1 Reply
      Latest reply on Jan 9, 2020 9:31 AM by Fritzt
      SuperCoolEugene Level 1 Level 1 (0 points)

        Hi everyone!

         

        I have a kernel Metal function which basically looks like this:

         

        struct Matrix { 
            half arr[562500]; //enough to store 750x750 matrix 
        };  
        
        struct Output { 
           half arr[12288]; 
        };   
        
        kernel void compute_features(device Output& buffer [[ buffer(0) ]], 
                                     const device Matrix& mtx_0 [[ buffer(1) ]], 
                                     const device Matrix& mtx_1 [[ buffer(2) ]], 
                                     constant short2& matSize [[ buffer(3) ]], 
                                     constant float& offset [[ buffer(4) ]], 
                                     ushort2 gid [[ thread_position_in_grid ]]) 
        {   
            for (int i = 0; i < 12; i++) { 
                for (int j = 0; j < 12; j++) {  
                    int mat_id = i * matSize.x + j;  
                    half matrixValue_0 = mtx_0.mat[mat_id]; 
                    half matrixValue_1 = mtx_1.mat[mat_id] - offset;  
                    short someId_0 = 0; 
                    short someId_1 = 0; 
                    short someId_2 = 0; 
                    short someId_3 = 0;  //those ids will be calculated at the code below 
                    half value = 0.h;  //this value will be calculated at the code below  
        
                    //some math where `someId` and `value` are calculated with usage of `matrixValue_0` and `matrixValue_1`  
        
                    if (some_condition0) { 
                        buffer.arr[someId_0] += value; 
                    }  
        
                    if (some_condition1) { 
                        buffer.arr[someId_1] += value; 
                    }  
        
                    if (some_condition2) { 
                        buffer.arr[someId_2] += value; 
                    }  
        
                    if (some_condition3) { 
                        buffer.arr[someId_3] += value; 
                    } 
                }
            }
        }

        I understand that this code has its down-sides - dynamic indexing and big loop. But unfortunately the algorithm I'm trying to express can not be implemented differently at that point.

         

        Now, this code runs very good at iPhone 7+, it takes around 200us per iteration, and I'm very happy with this number.

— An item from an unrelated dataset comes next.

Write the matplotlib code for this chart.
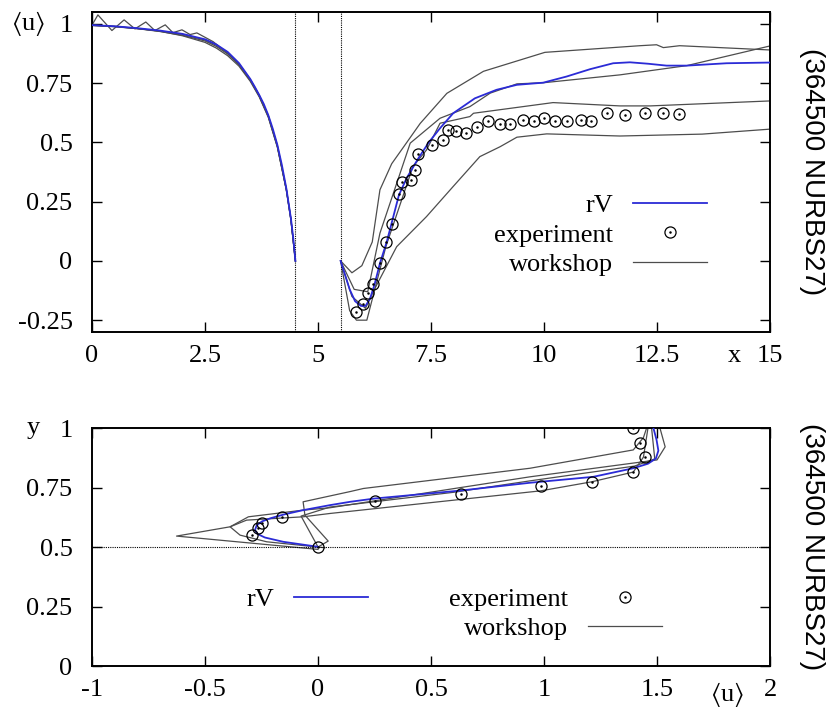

        BUT, I tried to run the exact same algorithm on iPhone XR and I was surprised to see that this algorithm takes around 1.0-1.2 ms to complete.

         

        With the help of XCode and it's magnificent GPU pipeline debugging tool I found out that my bottlenecks are:

         

        1)

            
            half matrixValue_0 = mtx_0.mat[mat_id]; 
            half matrixValue_1 = mtx_1.mat[mat_id] - offset;

        It seems that significant part of processing time are spent in Memory Load operation.

         

        2)

        if (some_condition0) { 
           buffer[someId_0] += value; 
        }
        
        if (some_condition1) { 
            buffer[someId_1] += value;
        }  
        
        if (some_condition2) { 
            buffer[someId_2] += value; 
        }  
        
        if (some_condition3) { 
            buffer[someId_3] += value; 
        }

        The major processing time are spent for Memory Store operation.

         

        For me it seems like iPhone XR quite struggles operating with device memory because bottle-necks are in places where I work with containers which are stored in device memory.

        I understand that I'm using dynamic indexing - compiler can not really predict what address in the container will be loaded/stored in certain iteration. But the code works very good on iPhone 7+, but not on iPhone XR.

        I suspect that it might have something to do with byte alignment. Can it be somehow related to that?

        I would love to hear some suggestions on this. Thanks in advance!

        • Re: Metal Performance on iPhone XR
          Fritzt Level 1 Level 1 (10 points)

          Did you ever find out about the cause? I'm experiencing the same with A12 devices (iPhone Xs 256GB + iPad Pro 11"). Access to large 3D textures used to be much faster on older devices, so it seems. I wonder if this is related to the new TBDR-architecture of the A11. Altrough I remember it being faster on the iPhone X...